Like her protagonist Shannon Kendricks, Cathy Parker is an attorney. She volunteered as a zoo keeper's aide for eight years and did have a very special beluga buddy, Mauyak, just as Shannon Kendricks has. As to encounters with alien children, as in the trilogy, she is not saying. She was also a radio and print journalist and once was the 'Jill of all trades' for a small satellite paper in Wyoming. She did everything from taking to the photos to writing the articles and op-ed pieces to helping with layout and hauling the newspapers through blizzards once a week. As a result, she saw lambs being born and went on a cattle drive and ate her first (and last) Rocky Mountain Oyster. She has seen mountain gorillas in the wild in Rwanda and orangutans in Borneo and even rocked an orphaned baby orangutan to sleep on her chest. She has volunteered with a chimpanzee sanctuary for former research subjects. So you can see where her heart lies. Currently she lives in Costa Rica with her black cat. All similarities between her cat and the trilogy's Narcissus are purely and probably coincidental.

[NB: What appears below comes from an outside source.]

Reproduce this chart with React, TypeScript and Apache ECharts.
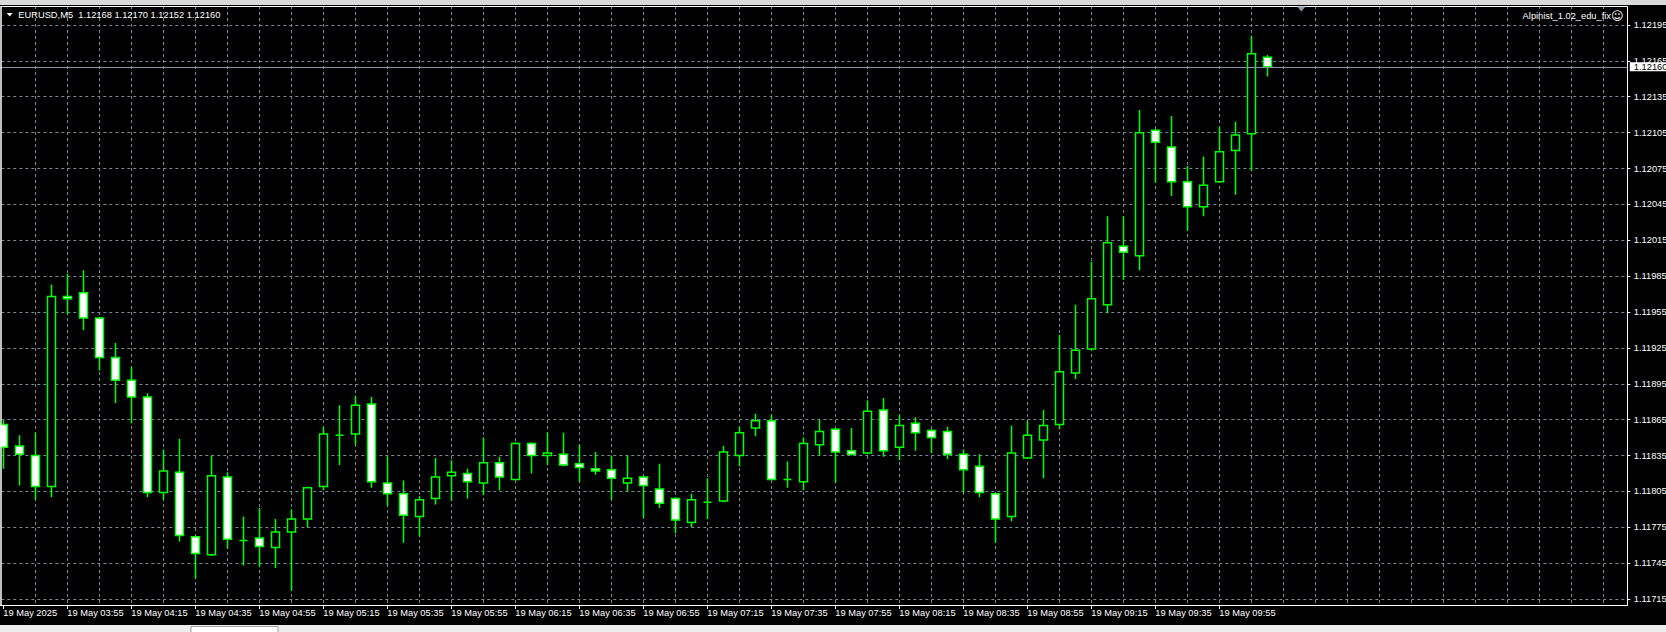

This is the opening paragraph of the current draft of the last book in my trilogy. I can't promise the opening paragraph of the final draft will look anything like it, though, because I am in the dreaded revision phase now. Although I love the redrafts in which I read through the entire text and lovingly hone and smooth and amplify, that's not the work I'm doing now, and this phase I am not loving. In these revision sessions, I am weeding out those words most authors use in the wonderful headlong dash to finish the first draft. Adverbs? Too weak---throw them out. Filler words? Find them, chuck them. Passive tense? Make it active. 'Very"? Rewrite. Overdo the word 'breath' or 'eyes' or hand' or a dozen other words? Off with their heads. Tomorrow I will do a cull for too often repeated words too close together. Oh joy. Then I can get back to word crafting. Thank goodness.
Book Excerpt
Power Stabilized
SHANNON KENDRICKS FELL with a thud and an “oof” from the wormhole onto smooth, hard, pink-gold rock. She rolled, jumped up, and checked in every direction for unfriendly dragonpanthers, as she rubbed the shin she banged when she landed. Since dragonpanthers grew as big as houses, sported brightly-colored metallic fur, and possessed wings longer than oak trees, she wouldn't miss one.